** Data provided **
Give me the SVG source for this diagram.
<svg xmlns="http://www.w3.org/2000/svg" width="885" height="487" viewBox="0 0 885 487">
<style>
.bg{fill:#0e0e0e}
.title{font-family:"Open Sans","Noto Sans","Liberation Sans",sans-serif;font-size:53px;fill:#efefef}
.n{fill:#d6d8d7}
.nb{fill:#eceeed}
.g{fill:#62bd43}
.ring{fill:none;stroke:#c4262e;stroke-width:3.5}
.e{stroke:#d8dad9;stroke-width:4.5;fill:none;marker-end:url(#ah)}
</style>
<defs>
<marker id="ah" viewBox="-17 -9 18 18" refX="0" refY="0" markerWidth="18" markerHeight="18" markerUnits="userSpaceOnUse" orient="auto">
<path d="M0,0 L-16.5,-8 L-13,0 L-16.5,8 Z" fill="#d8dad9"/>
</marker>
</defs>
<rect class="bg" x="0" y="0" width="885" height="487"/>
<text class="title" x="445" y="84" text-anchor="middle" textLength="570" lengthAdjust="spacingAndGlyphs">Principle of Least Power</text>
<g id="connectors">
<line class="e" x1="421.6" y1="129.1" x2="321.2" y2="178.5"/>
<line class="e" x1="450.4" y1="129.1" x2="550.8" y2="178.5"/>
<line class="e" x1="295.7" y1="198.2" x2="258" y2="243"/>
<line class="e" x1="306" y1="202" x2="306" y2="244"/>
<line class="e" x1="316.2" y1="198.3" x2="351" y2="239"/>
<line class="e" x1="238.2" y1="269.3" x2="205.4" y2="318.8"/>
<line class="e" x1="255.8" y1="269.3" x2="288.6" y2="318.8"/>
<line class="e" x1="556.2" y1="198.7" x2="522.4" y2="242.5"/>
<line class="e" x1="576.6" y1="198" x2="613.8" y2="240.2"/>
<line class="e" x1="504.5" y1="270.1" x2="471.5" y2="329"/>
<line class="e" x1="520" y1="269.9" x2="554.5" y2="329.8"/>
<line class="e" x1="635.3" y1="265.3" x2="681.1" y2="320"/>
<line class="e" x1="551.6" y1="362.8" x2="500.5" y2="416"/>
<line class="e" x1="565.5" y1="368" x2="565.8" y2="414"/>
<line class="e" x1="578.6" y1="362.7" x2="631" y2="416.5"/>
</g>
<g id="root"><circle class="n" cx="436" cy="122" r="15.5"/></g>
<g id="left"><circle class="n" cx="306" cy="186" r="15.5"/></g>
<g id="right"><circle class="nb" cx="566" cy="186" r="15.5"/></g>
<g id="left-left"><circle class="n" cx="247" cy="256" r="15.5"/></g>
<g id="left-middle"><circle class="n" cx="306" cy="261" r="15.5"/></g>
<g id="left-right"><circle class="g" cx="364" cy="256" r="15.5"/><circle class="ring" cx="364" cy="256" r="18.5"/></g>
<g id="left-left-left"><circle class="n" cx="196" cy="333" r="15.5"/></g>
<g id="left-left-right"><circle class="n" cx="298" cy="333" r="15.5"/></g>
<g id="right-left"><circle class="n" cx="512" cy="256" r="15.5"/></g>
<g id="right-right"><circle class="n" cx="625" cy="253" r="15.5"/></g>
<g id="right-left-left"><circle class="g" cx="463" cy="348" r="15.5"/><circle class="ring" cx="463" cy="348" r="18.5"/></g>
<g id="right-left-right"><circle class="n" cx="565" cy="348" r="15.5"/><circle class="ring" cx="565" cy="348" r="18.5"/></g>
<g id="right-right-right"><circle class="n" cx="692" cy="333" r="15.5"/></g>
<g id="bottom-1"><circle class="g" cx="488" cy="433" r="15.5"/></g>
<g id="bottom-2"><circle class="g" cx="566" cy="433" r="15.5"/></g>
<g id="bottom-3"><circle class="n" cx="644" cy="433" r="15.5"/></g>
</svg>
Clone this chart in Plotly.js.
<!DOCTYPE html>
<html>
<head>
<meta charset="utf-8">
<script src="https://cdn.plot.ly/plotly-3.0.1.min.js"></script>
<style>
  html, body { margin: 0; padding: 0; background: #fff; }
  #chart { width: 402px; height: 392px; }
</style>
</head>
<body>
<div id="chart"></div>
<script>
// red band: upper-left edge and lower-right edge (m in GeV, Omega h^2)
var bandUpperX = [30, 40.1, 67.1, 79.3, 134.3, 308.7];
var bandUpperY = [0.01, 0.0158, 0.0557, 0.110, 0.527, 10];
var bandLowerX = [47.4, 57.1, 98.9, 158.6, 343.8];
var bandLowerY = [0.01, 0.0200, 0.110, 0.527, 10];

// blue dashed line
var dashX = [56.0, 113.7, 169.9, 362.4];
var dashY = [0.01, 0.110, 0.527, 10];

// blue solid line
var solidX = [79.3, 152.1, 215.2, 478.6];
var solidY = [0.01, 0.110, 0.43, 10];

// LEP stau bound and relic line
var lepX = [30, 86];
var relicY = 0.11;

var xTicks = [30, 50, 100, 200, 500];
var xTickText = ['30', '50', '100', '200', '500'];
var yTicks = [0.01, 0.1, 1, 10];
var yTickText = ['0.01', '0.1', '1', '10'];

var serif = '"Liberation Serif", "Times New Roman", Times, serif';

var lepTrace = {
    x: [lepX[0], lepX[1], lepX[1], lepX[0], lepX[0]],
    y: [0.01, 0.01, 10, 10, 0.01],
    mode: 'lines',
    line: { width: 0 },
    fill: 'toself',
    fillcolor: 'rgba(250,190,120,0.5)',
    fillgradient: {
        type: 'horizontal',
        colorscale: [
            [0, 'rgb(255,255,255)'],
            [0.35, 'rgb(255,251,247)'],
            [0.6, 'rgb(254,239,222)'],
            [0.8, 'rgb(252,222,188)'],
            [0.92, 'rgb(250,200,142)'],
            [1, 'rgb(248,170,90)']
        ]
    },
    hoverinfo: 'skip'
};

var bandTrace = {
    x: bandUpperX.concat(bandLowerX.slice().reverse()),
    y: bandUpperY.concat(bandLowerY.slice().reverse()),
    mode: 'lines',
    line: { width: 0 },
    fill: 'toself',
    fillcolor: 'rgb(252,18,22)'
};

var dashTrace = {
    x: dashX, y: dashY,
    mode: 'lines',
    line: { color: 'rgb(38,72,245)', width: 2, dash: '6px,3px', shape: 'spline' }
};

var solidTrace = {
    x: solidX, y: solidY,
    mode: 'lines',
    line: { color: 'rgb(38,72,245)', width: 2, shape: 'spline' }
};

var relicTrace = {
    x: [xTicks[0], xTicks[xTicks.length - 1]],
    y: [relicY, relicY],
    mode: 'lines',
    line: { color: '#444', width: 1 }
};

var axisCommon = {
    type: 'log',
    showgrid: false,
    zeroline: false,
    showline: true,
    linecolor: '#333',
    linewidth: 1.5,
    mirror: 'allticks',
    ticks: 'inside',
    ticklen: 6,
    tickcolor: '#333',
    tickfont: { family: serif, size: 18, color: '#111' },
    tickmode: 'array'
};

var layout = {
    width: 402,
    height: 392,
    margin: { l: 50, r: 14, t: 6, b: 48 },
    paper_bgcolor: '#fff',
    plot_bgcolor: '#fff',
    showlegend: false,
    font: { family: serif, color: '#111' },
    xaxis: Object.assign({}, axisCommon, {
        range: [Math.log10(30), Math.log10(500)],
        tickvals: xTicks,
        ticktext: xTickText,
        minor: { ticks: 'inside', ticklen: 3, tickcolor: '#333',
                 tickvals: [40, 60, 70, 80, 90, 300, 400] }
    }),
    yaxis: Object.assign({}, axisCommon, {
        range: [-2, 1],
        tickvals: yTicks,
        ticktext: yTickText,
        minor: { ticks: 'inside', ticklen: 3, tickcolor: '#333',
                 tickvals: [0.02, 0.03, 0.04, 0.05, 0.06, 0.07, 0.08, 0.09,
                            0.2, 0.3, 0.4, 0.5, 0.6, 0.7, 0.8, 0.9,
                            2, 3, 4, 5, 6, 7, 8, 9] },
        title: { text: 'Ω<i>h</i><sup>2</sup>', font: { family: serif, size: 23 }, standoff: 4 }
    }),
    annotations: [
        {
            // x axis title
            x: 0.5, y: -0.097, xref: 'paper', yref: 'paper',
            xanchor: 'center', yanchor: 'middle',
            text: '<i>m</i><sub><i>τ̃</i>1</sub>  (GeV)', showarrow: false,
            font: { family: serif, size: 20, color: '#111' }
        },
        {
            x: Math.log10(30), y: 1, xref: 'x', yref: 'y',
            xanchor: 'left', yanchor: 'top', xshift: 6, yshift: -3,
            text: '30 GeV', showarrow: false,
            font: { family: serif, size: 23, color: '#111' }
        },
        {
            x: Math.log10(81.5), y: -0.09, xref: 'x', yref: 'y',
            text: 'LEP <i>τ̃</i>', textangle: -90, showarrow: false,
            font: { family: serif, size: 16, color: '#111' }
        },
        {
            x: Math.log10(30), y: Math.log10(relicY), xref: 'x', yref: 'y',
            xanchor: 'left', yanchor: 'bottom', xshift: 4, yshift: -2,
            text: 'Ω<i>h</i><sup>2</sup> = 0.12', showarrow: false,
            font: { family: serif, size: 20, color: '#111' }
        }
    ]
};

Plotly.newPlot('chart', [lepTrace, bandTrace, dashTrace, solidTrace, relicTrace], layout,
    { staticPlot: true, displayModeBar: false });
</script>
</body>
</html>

** Task goal **
Within the listing above, copy each line that has the string "chart".

** Task solution **
Clone this chart in Plotly.js.
  #chart { width: 402px; height: 392px; }
<div id="chart"></div>
Plotly.newPlot('chart', [lepTrace, bandTrace, dashTrace, solidTrace, relicTrace], layout,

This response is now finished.